Saturday, July 10, 2010

Food for Love


My husband bowls once a week. On that night he comes home and I'm already asleep. Because he goes straight from work to bowling, he picks up fast food on the way home. For a while, he liked to get In-n-Out cheeseburgers animal style. Animal style is when they grill the onions in mustard before putting them on the burger. He would come to bed and cozy up to me, smelling like mustardy onions. It was nasty.

I would never try to kiss someone after eating:
corn nuts, Doritos, Funyons, sour kraut, pork sausage, onion rings, buffalo wings, bruschetta, and the list can go on.

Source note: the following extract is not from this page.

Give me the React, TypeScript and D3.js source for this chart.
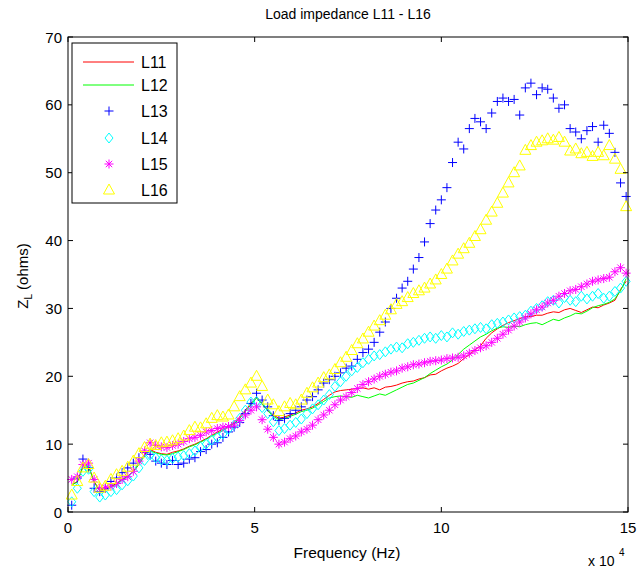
import React from "react";
import * as d3 from "d3";

// frequency samples in units of 1e4 Hz
const freq: number[] = d3.range(100).map((i) => +(0.1 + i * 0.15).toFixed(2));

const L11 = [4.0,4.5,6.8,6.8,4.5,3.2,3.4,3.8,4.2,4.8,5.3,6.0,7.2,8.5,9.2,8.8,8.6,8.5,8.8,9.0,9.3,9.7,10.0,10.4,10.8,11.3,11.8,12.2,12.6,13.2,14.0,15.0,16.0,17.0,16.0,15.0,14.3,13.8,14.0,14.3,14.6,15.0,15.2,15.5,16.0,16.6,17.2,17.7,17.9,18.0,18.1,18.2,18.3,18.1,18.3,18.0,18.4,18.5,18.7,19.0,19.2,19.3,19.6,19.8,20.2,20.3,20.8,21.2,21.5,21.9,22.6,23.2,23.9,24.5,25.6,26.4,27.0,27.5,27.9,28.2,28.5,28.8,28.8,29.0,29.0,29.3,29.5,29.4,29.8,30.0,29.7,29.4,29.8,30.2,30.1,30.5,30.8,31.2,32.8,34.0];
const L12 = [4.0,4.4,6.6,6.7,4.4,3.1,3.3,3.7,4.1,4.7,5.2,5.9,7.0,8.3,9.0,8.7,8.5,8.4,8.6,8.9,9.2,9.6,9.9,10.3,10.7,11.2,11.6,12.0,12.5,13.0,13.8,14.8,15.8,16.8,15.9,14.9,14.1,13.6,13.8,14.1,14.4,14.8,15.0,15.3,15.8,16.3,16.8,17.0,17.1,17.0,16.9,17.2,17.0,16.8,17.1,17.4,17.2,17.6,18.0,18.4,18.8,19.0,19.4,19.8,20.4,20.9,21.4,21.8,22.4,23.2,24.0,24.6,25.2,25.8,26.2,26.7,27.1,27.3,27.2,27.4,27.3,27.6,27.8,27.9,27.6,28.0,28.4,28.2,28.6,28.9,29.3,29.2,29.6,30.1,30.4,30.6,30.9,31.4,32.6,34.4];
const L13 = [1.0,5.0,7.8,6.5,3.5,3.0,3.5,4.5,5.0,5.8,6.5,7.2,8.0,8.8,8.5,7.5,7.2,7.0,7.6,7.0,7.2,7.8,8.0,8.9,9.2,10.0,10.2,11.0,11.8,12.5,13.2,14.5,16.0,17.5,16.5,15.5,14.2,13.5,13.8,14.5,15.0,15.5,16.5,17.0,18.0,19.0,19.5,20.0,20.5,21.2,21.5,22.5,23.5,24.0,25.0,26.5,28.0,30.0,31.5,33.0,34.0,35.8,37.5,39.8,42.5,44.5,46.0,47.8,51.5,54.5,53.5,56.5,58.0,57.5,56.5,58.8,60.5,61.0,60.5,60.8,58.5,62.5,63.2,61.5,62.5,62.3,61.0,59.5,60.0,56.5,56.0,55.0,56.2,56.8,54.5,57.0,55.8,53.0,48.5,46.5];
const L14 = [1.5,3.5,6.0,6.3,3.0,2.2,2.5,3.0,3.3,4.0,4.6,5.3,6.5,7.6,8.4,8.0,7.7,7.6,7.9,8.1,8.3,8.6,9.0,9.6,10.0,10.6,11.0,11.5,12.2,12.8,13.8,15.0,16.2,16.3,15.4,14.5,13.3,12.0,12.3,12.8,13.2,13.7,14.5,15.2,15.8,16.5,17.3,18.5,19.2,20.0,20.8,21.3,22.0,22.5,23.0,23.2,23.6,24.0,24.3,24.2,24.8,25.0,25.3,25.6,25.8,25.6,26.0,25.8,26.4,26.2,26.6,26.8,27.0,27.2,27.0,27.6,27.8,28.0,28.3,28.6,28.8,29.0,29.6,30.0,30.4,31.0,31.2,30.8,31.6,31.2,31.0,31.8,31.4,31.8,32.2,31.5,31.8,32.5,33.0,34.0];
const L15 = [4.8,5.2,7.0,7.2,4.8,3.5,3.6,3.8,4.2,4.8,5.2,6.0,7.5,9.0,10.2,9.8,9.6,9.5,9.8,10.0,10.4,10.8,11.0,11.3,11.8,12.0,12.3,12.5,12.6,12.8,13.5,14.3,15.0,15.5,13.6,12.2,11.0,10.0,10.3,10.8,11.2,11.8,12.2,12.8,13.6,14.3,15.0,15.8,16.5,17.0,17.6,18.2,18.8,19.2,19.6,20.0,20.3,20.6,20.8,21.2,21.4,21.7,21.8,22.0,22.2,22.3,22.4,22.6,22.7,22.8,23.0,23.4,23.8,24.2,24.5,25.0,25.6,26.2,26.8,27.4,28.0,28.6,29.2,29.8,30.2,30.8,31.2,31.8,32.2,32.6,32.8,33.2,33.6,34.0,34.2,34.4,34.6,35.4,36.0,35.2];
const L16 = [2.5,4.5,6.5,7.0,5.0,3.5,3.8,4.8,5.5,6.0,6.6,7.5,8.6,9.5,10.0,9.8,10.2,10.3,10.5,10.8,11.2,12.0,12.5,12.4,13.0,13.8,14.2,14.0,14.3,15.5,17.0,18.0,19.0,20.0,18.5,16.5,15.8,14.8,15.5,16.0,15.8,16.5,17.5,18.3,19.0,19.8,20.2,21.0,22.0,22.8,23.8,24.8,25.5,26.5,27.4,28.2,29.0,29.8,30.6,31.0,31.6,32.2,32.6,33.0,33.6,34.2,35.0,35.8,37.0,38.0,38.8,39.6,40.6,41.6,43.0,44.2,45.5,47.0,48.5,50.0,51.0,53.3,54.0,54.5,54.7,55.0,54.8,55.2,54.5,53.2,53.5,52.8,53.0,52.4,53.0,52.5,54.0,52.0,50.5,45.0];

const xTicks = [0, 5, 10, 15];
const yTicks = [0, 10, 20, 30, 40, 50, 60, 70];
const seriesNames = ["L11", "L12", "L13", "L14", "L15", "L16"];

const W = 639, H = 569;
const M = { left: 68, right: 628, top: 37, bottom: 512 };
const FONT = "'Liberation Sans', Arial, sans-serif";

type Kind = "line" | "plus" | "diamond" | "star" | "tri";

function Marker({ kind, color, x, y }: { kind: Kind; color: string; x: number; y: number }) {
  const sw = 1;
  if (kind === "plus") {
    return <path d={`M${x - 4.5},${y}H${x + 4.5}M${x},${y - 4.5}V${y + 4.5}`} stroke={color} strokeWidth={sw} fill="none" />;
  }
  if (kind === "diamond") {
    return <path d={`M${x},${y - 5}L${x + 4},${y}L${x},${y + 5}L${x - 4},${y}Z`} stroke={color} strokeWidth={sw} fill="none" />;
  }
  if (kind === "star") {
    const r = 4.5, d = 3.2;
    return <path d={`M${x - r},${y}H${x + r}M${x},${y - r}V${y + r}M${x - d},${y - d}L${x + d},${y + d}M${x - d},${y + d}L${x + d},${y - d}`} stroke={color} strokeWidth={sw} fill="none" />;
  }
  if (kind === "tri") {
    return <path d={`M${x},${y - 6}L${x + 5.5},${y + 4}L${x - 5.5},${y + 4}Z`} stroke={color} strokeWidth={sw} fill="none" />;
  }
  return null;
}

export default function App() {
  const x = d3.scaleLinear().domain([0, 15]).range([M.left, M.right]);
  const y = d3.scaleLinear().domain([0, 70]).range([M.bottom, M.top]);

  const series: { name: string; data: number[]; color: string; kind: Kind }[] = [
    { name: "L11", data: L11, color: "#ff0000", kind: "line" },
    { name: "L12", data: L12, color: "#00ff00", kind: "line" },
    { name: "L13", data: L13, color: "#0000ff", kind: "plus" },
    { name: "L14", data: L14, color: "#00ffff", kind: "diamond" },
    { name: "L15", data: L15, color: "#ff00ff", kind: "star" },
    { name: "L16", data: L16, color: "#ffff00", kind: "tri" },
  ];

  const line = d3
    .line<number>()
    .x((_, i) => x(freq[i]))
    .y((d) => y(d));

  const legendY = [62, 85, 111, 138, 164, 190];
  const tickLen = 5;

  return (
    <svg width={W} height={H} style={{ position: "absolute", left: 0, top: 0, background: "#fff" }} fontFamily={FONT}>
      <rect x={0} y={0} width={W} height={H} fill="#fff" />
      <text x={348} y={19} textAnchor="middle" fontSize={14}>Load impedance L11 - L16</text>

      <g>
        {series.map((s) =>
          s.kind === "line" ? (
            <path key={s.name} d={line(s.data) || ""} stroke={s.color} strokeWidth={1} fill="none" />
          ) : (
            <g key={s.name}>
              {s.data.map((v, i) => (
                <Marker key={i} kind={s.kind} color={s.color} x={x(freq[i])} y={y(v)} />
              ))}
            </g>
          )
        )}
      </g>

      {/* axes box */}
      <rect x={M.left} y={M.top} width={M.right - M.left} height={M.bottom - M.top} fill="none" stroke="#000" strokeWidth={1} />
      {xTicks.map((t) => (
        <g key={"xt" + t}>
          <line x1={x(t)} x2={x(t)} y1={M.bottom} y2={M.bottom - tickLen} stroke="#000" />
          <line x1={x(t)} x2={x(t)} y1={M.top} y2={M.top + tickLen} stroke="#000" />
          <text x={x(t)} y={M.bottom + 21} textAnchor="middle" fontSize={15}>{t}</text>
        </g>
      ))}
      {yTicks.map((t) => (
        <g key={"yt" + t}>
          <line x1={M.left} x2={M.left + tickLen} y1={y(t)} y2={y(t)} stroke="#000" />
          <line x1={M.right} x2={M.right - tickLen} y1={y(t)} y2={y(t)} stroke="#000" />
          <text x={M.left - 6} y={y(t) + 5.5} textAnchor="end" fontSize={15}>{t}</text>
        </g>
      ))}

      <text x={347} y={558} textAnchor="middle" fontSize={15.5}>Frequency (Hz)</text>
      <text x={588} y={566} fontSize={14}>x 10</text>
      <text x={619} y={556} fontSize={10}>4</text>

      <text transform={`translate(28,${276}) rotate(-90)`} textAnchor="middle" fontSize={15}>
        Z<tspan fontSize={10} dy={4}>L</tspan>
        <tspan dy={-4}> (ohms)</tspan>
      </text>

      {/* legend */}
      <rect x={72} y={43} width={105} height={160} fill="#fff" stroke="#000" strokeWidth={1} />
      {series.map((s, i) => (
        <g key={"lg" + s.name}>
          {s.kind === "line" ? (
            <line x1={83} x2={134} y1={legendY[i]} y2={legendY[i]} stroke={s.color} strokeWidth={1} />
          ) : (
            <Marker kind={s.kind} color={s.color} x={109} y={legendY[i]} />
          )}
          <text x={141} y={legendY[i] + 6} fontSize={16}>{seriesNames[i]}</text>
        </g>
      ))}
    </svg>
  );
}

Add smoking a cigar to the list.

Of course, I usually brush my teeth after eating anything because I'm a little ocd.

This brings me to my point.
I write about Elizabethan England. I have studied recipes from the era. I've looked at methods of cooking, spices used, and the differences in food stuffs between social classes. I have read primary accounts of feasts, both at private homes and at court.

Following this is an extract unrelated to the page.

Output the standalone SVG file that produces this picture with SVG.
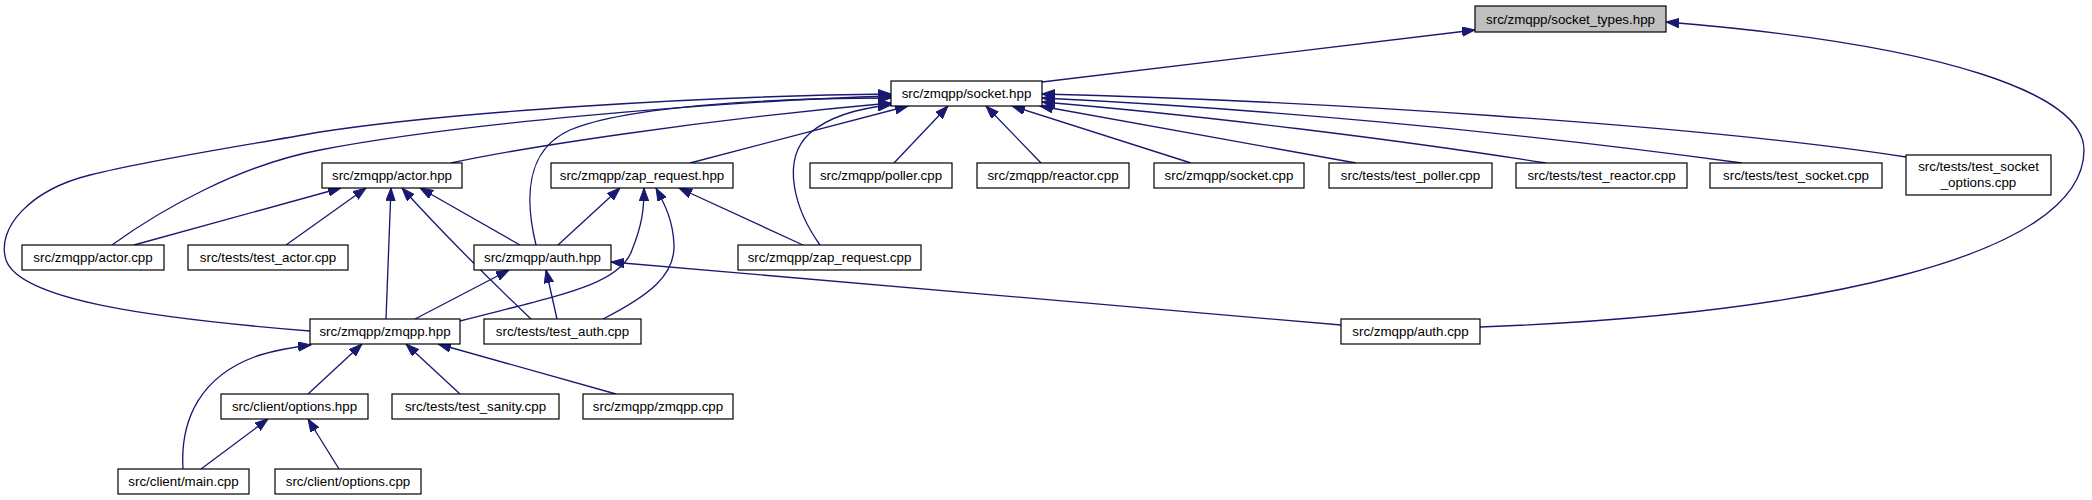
<svg xmlns="http://www.w3.org/2000/svg" width="2092" height="500" viewBox="0 0 2092 500">
<defs>
<style>
.n rect{fill:#fff;stroke:#000;stroke-width:1.2}
.n.g rect{fill:#bfbfbf}
.n text{font-family:"Liberation Sans",Arial,sans-serif;font-size:13.33px;text-anchor:middle;fill:#000}
.e path{fill:none;stroke:#191970;stroke-width:1.33;marker-end:url(#ah)}
</style>
<marker id="ah" markerUnits="userSpaceOnUse" markerWidth="14" markerHeight="10" refX="13" refY="4.7" orient="auto" viewBox="0 0 14 10">
<path d="M0,0 L13,4.7 L0,9.4 z" fill="#191970" stroke="#191970" stroke-width="1"/>
</marker>
</defs>
<rect width="2092" height="500" fill="#fff"/>
<g id="edges" class="e">
<path d="M1042,82 L1475,30"/>
<path d="M1480,327 C1800,315 2084,260 2084,150 C2084,95 1950,45 1666,22"/>
<path d="M310,331 C150,318 20,300 6,260 C-4,228 30,190 90,175 C150,160 230,148 320,132 C450,112 700,96 891,94"/>
<path d="M112,245 C160,210 240,165 320,150 C450,125 700,102 891,96"/>
<path d="M536,245 C525,200 525,150 570,130 C630,105 780,98 891,98"/>
<path d="M451,163 C520,148 700,120 891,103"/>
<path d="M820,245 C795,210 780,160 810,133 C830,116 860,108 891,105"/>
<path d="M690,163 L908,106"/>
<path d="M894,163 L948,106"/>
<path d="M1041,163 L986,106"/>
<path d="M1191,163 L1012,106"/>
<path d="M1356,163 L1040,106"/>
<path d="M1546,163 C1400,140 1200,115 1042,102"/>
<path d="M1742,163 C1500,130 1250,108 1042,98"/>
<path d="M1906,157 C1700,125 1300,100 1042,94"/>
<path d="M134,245 L341,188"/>
<path d="M286,245 L366,188"/>
<path d="M386,319 L391,188"/>
<path d="M531,319 C490,280 440,230 402,188"/>
<path d="M520,245 L420,188"/>
<path d="M558,245 L620,188"/>
<path d="M460,321 C560,295 620,285 632,250 C642,225 644,210 644,188"/>
<path d="M603,319 C650,295 675,275 674,245 C673,220 665,205 656,188"/>
<path d="M803,245 L679,188"/>
<path d="M415,319 L509,270"/>
<path d="M557,319 L546,270"/>
<path d="M1341,325 L611,262"/>
<path d="M183,469 C180,420 200,375 260,355 C280,349 295,347 311,345"/>
<path d="M308,394 L362,344"/>
<path d="M460,394 L406,344"/>
<path d="M616,394 L438,344"/>
<path d="M201,469 L268,419"/>
<path d="M339,469 L308,419"/>
</g>
<g id="n1" class="n g"><rect x="1475" y="6" width="191" height="26"/><text x="1570.5" y="23.5">src/zmqpp/socket_types.hpp</text></g>
<g id="n2" class="n"><rect x="891" y="81" width="151" height="25"/><text x="966.5" y="97.5">src/zmqpp/socket.hpp</text></g>
<g id="n3" class="n"><rect x="322" y="163" width="140" height="25"/><text x="392" y="179.5">src/zmqpp/actor.hpp</text></g>
<g id="n4" class="n"><rect x="551" y="163" width="182" height="25"/><text x="642" y="179.5">src/zmqpp/zap_request.hpp</text></g>
<g id="n5" class="n"><rect x="810" y="163" width="142" height="25"/><text x="881" y="179.5">src/zmqpp/poller.cpp</text></g>
<g id="n6" class="n"><rect x="977" y="163" width="152" height="25"/><text x="1053" y="179.5">src/zmqpp/reactor.cpp</text></g>
<g id="n7" class="n"><rect x="1154" y="163" width="150" height="25"/><text x="1229" y="179.5">src/zmqpp/socket.cpp</text></g>
<g id="n8" class="n"><rect x="1329" y="163" width="163" height="25"/><text x="1410.5" y="179.5">src/tests/test_poller.cpp</text></g>
<g id="n9" class="n"><rect x="1516" y="163" width="171" height="25"/><text x="1601.5" y="179.5">src/tests/test_reactor.cpp</text></g>
<g id="n10" class="n"><rect x="1710" y="163" width="172" height="25"/><text x="1796" y="179.5">src/tests/test_socket.cpp</text></g>
<g id="n11" class="n"><rect x="1906" y="155" width="145" height="40"/><text x="1978.5" y="170.5">src/tests/test_socket</text><text x="1978.5" y="186.5">_options.cpp</text></g>
<g id="n12" class="n"><rect x="22" y="245" width="142" height="25"/><text x="93" y="261.5">src/zmqpp/actor.cpp</text></g>
<g id="n13" class="n"><rect x="188" y="245" width="160" height="25"/><text x="268" y="261.5">src/tests/test_actor.cpp</text></g>
<g id="n14" class="n"><rect x="474" y="245" width="137" height="25"/><text x="542.5" y="261.5">src/zmqpp/auth.hpp</text></g>
<g id="n15" class="n"><rect x="738" y="245" width="183" height="25"/><text x="829.5" y="261.5">src/zmqpp/zap_request.cpp</text></g>
<g id="n16" class="n"><rect x="310" y="319" width="150" height="25"/><text x="385" y="335.5">src/zmqpp/zmqpp.hpp</text></g>
<g id="n17" class="n"><rect x="484" y="319" width="157" height="25"/><text x="562.5" y="335.5">src/tests/test_auth.cpp</text></g>
<g id="n18" class="n"><rect x="1341" y="319" width="139" height="25"/><text x="1410.5" y="335.5">src/zmqpp/auth.cpp</text></g>
<g id="n19" class="n"><rect x="221" y="394" width="147" height="25"/><text x="294.5" y="410.5">src/client/options.hpp</text></g>
<g id="n20" class="n"><rect x="392" y="394" width="167" height="25"/><text x="475.5" y="410.5">src/tests/test_sanity.cpp</text></g>
<g id="n21" class="n"><rect x="583" y="394" width="150" height="25"/><text x="658" y="410.5">src/zmqpp/zmqpp.cpp</text></g>
<g id="n22" class="n"><rect x="118" y="469" width="131" height="25"/><text x="183.5" y="485.5">src/client/main.cpp</text></g>
<g id="n23" class="n"><rect x="275" y="469" width="146" height="25"/><text x="348" y="485.5">src/client/options.cpp</text></g>
</svg>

I am an reasonably adventurous eater, but I don't like my sweet pies to have meat in them. And I don't like my meat dishes to be packed in butter or to stare back at me as I cut into them. As such, I have always adapted the foods they ate to our modern food sensibilities.

Right now, in my wip, I am working on an elaborate feast for the fourth night of Christmas festivities. Instead of cleaning up the Elizabethan use of marrow in everything, I am challenging myself to render a more accurate, if disgusting, representation. Who am I to pass judgment on historically accurate food?

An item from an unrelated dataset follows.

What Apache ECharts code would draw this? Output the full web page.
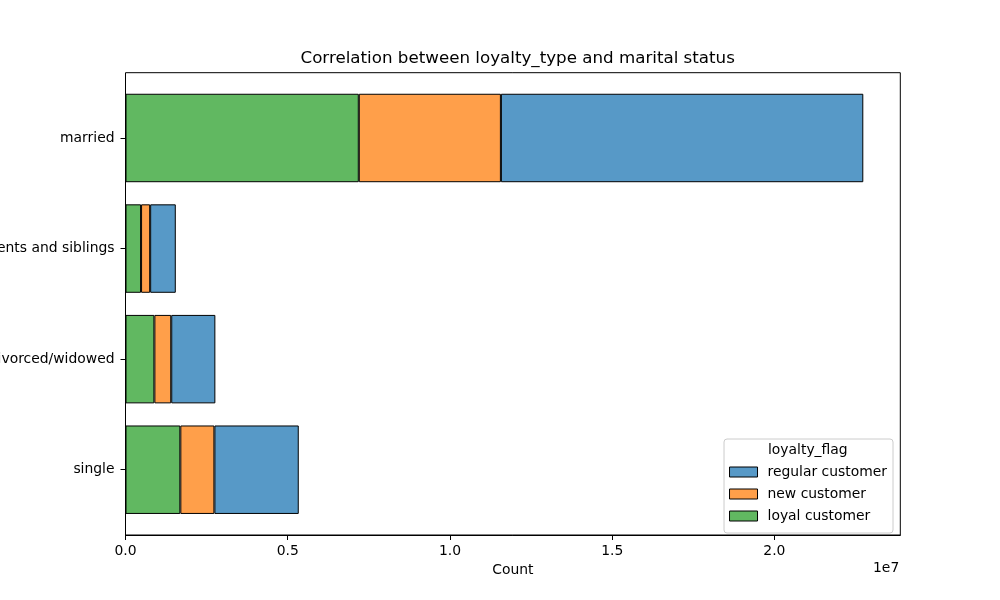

That said, how kissable will my heroine be after eating a pudding made from blood, barley, figs, and honey? That's way worse than mustardy onions. I don't know if I can do it.

7 comments:

fillthecup said...

And what did dental care consist of back then? I'd imagine at some point everyone's breath wasn't so great. Or did they chew mint/herbs of some kind before a romantic interlude?

Erin Kane Spock said...

They did! They would bite on a clove, which was both antiseptic and left a pleasant flavor.
They cleaned their teeth in a variety of ways, the most common being scraping the teeth with a fibrous implement like a shredded stick.

Candyland said...

I'm so distracted by the pig head, I can't think, lol.

lindsay said...

Great post - of course I like anything food related so I may be biased ;). So I say go for the accurate depiction of foods because we, as modern people, need to understand that things weren't always the way they are now foodwise. In fact, I think the so-called gross stuff is making a big come back in modern haute cuisine, so you may be on to something.

Erin Kane Spock said...

I did it. Sir Nicholas is really into his blood and beef pudding and side of egg custard. Of course, the word pudding will elicit different images than sausage, but oh well. Mary is too stressed out to eat her wedge of sharp cheese covered with honey and walnuts (which sounds delicious to me). The whole court is being served a swan stuffed with a goose, pheasant, black bird, French hen, turtle dove, and partridge.

Raquel Byrnes said...

Did they have fruit salad? Cause strawberry breath is good, right? That's why they do the whole strawberries and champagne thing at romantic restaurants.

Postman said...

Have the heroine make some snarky comment (either to the guy, or to herself) about his breath. Adds a bit of humor, and doesn't come down too hard on the food they ate back then, just the halitosis it caused.